The humble press release - once a staple of PR work - is no longer worthwhile in the high-tech world of social media and infographics, according to a statement from government communications chief Alex Aiken.

Mr Aiken was director of communications and strategy for Westminster City Council between 2000 and 2012, after holding several posts at Conservative Central Office.

Speaking to PR Week, the industry expert expressed the feeling that people working in the sector now need to take on the mantle of content production themselves rather than pushing it on to journalists or other writers.

"You should not start with three pages of A4, but a tweet, an infographic or a video. If you are writing more than 200 words on any subject, you’re probably in the wrong place," he added.

As an example, he pointed out that Defra tweeted 350 times during the badger cull, but only sent out one formal press release.

While illustrating his point with an event that saw the government met with sustained opposition from many parts of the media may be a quixotic choice, there's no denying that Mr Aiken has a point when it comes to the changing nature of PR.

The symbiotic relationship between journalist and comms expert, so often fraught with frustration and mis-read intentions, has been fundamentally changed by the emergence of new technologies.
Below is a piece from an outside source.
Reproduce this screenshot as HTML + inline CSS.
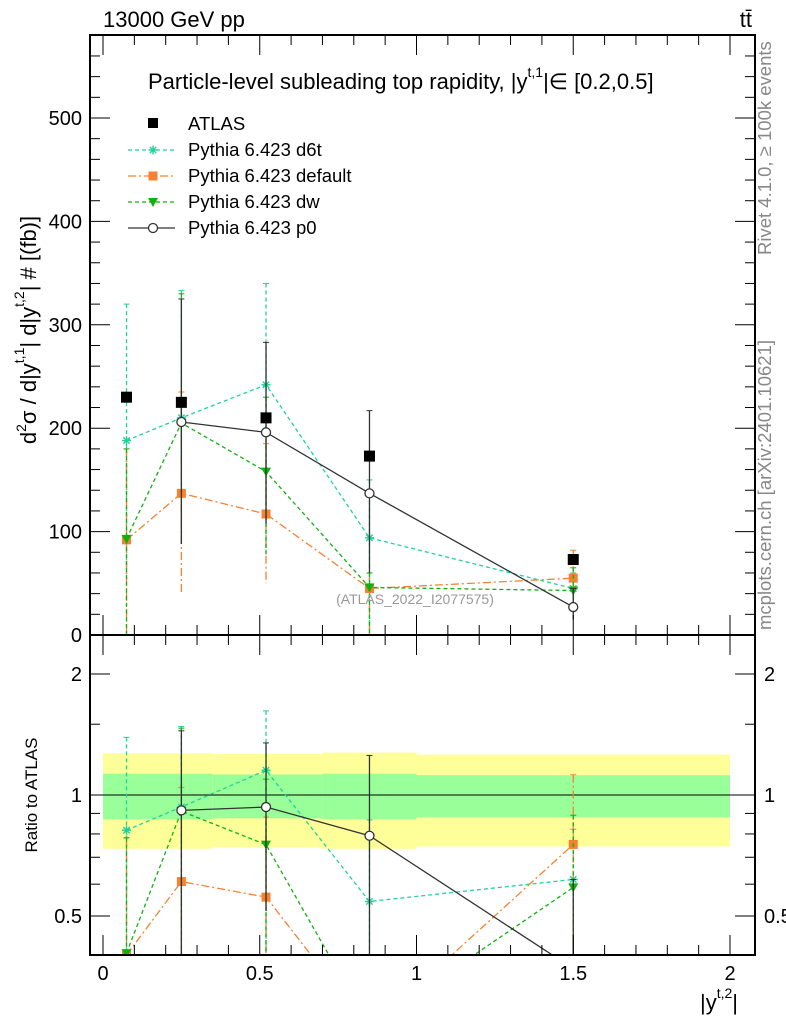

"We should go where the audience are rather than use the old mode of broadcast," argued the comms chief.

While this is obviously an especially tempting prospect for someone working in government - the idea being that his copy will no longer be stained by the parochial mud-slinging of the news media - taking control of content dissemination is also important for commercial advertisers.

Reaching audiences directly through social media and other mediums offers a unique opportunity to form strong links with consumers and take an active role in driving up the popularity of a brand or client.